YouTube II (just plain funny) : And for some excellent humor on the future of the auto industry, compliments of Herb McClannan.
Bill Bowen - 2/6/09
Bill is right on here. Obama promised a new approach : Bipartisan inclusion in leadership and solutions to the nation's overwhelming problems. Then he begins it all by assigning the stimulus package design to the Congressional leaders who are, according to public polls, the most unpopular leaders of all time--far lower than George Bush. When will a President come into office and call the 6 leading Democrats and the 6 leading Republicans into a closed door session, hand them each a longneck, and say "Let's get this nation's problems solved together." Then, after these people have negotiated and compromised on a set of plans send them to Congress to get it funded and direct the Cabinet to implement them. Go to the people in a national address and explain exactly what the party leaders have agreed to and why.

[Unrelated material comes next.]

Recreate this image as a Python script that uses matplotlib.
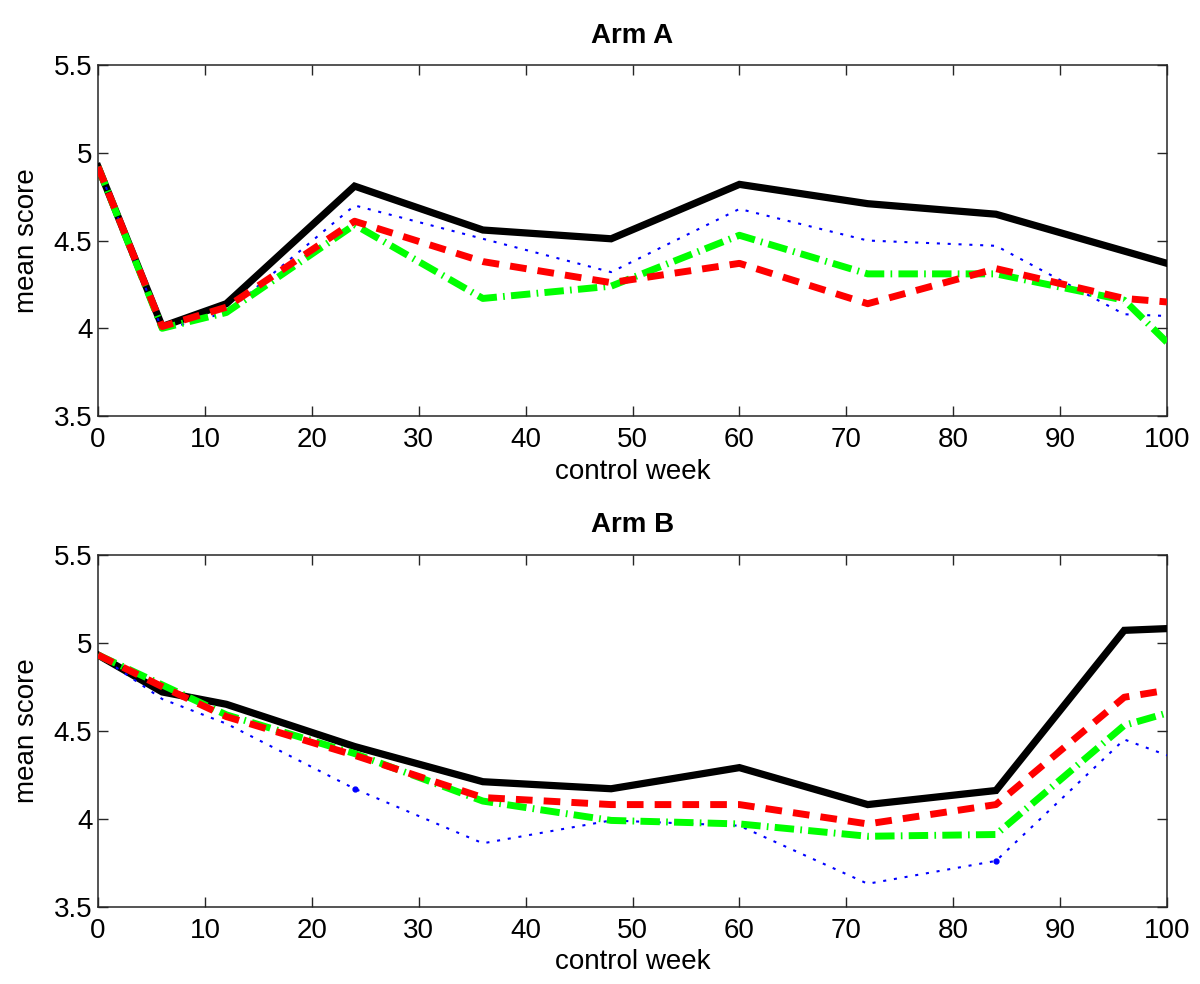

Obama's idea that the people wanted change is correct: but the change is not a move to the left it is a move to cooperation and solutions to the nation's problems. Political war is what we now have once again, barely a month into the new presidency, and at a time we can least afford it. Most Americans have a disdain for the far left and the far right. They live in a world of everyday compromises and they don't understand why politicians can't compromise for the good of getting things done. Bill Clinton and John McCain were compromisers and both can get things done. Obama needs to rethink what change really means to the people or he will quickly see how fast they will change the structure of government once again. Just as they did when Republicans blew their chance to compromise trying to force their far right agenda on us. It's too bad Ross Perot gave up on creating a true middle of the road party so we could vote for it instead of playing this ping pong game between uncompromising parties.
Posted by: William McCormick | February 06, 2009 at 11:07 AM
Right on! Thanks for saying what I have been unable to put into words. We're worried. My business is down but fortunately my wife has kept her part time job. The congressional bill made me just plain angry. All I see ahead is high inflation and little help for the middle guy who has been saving what he can all along, paying taxes, taking care of the family.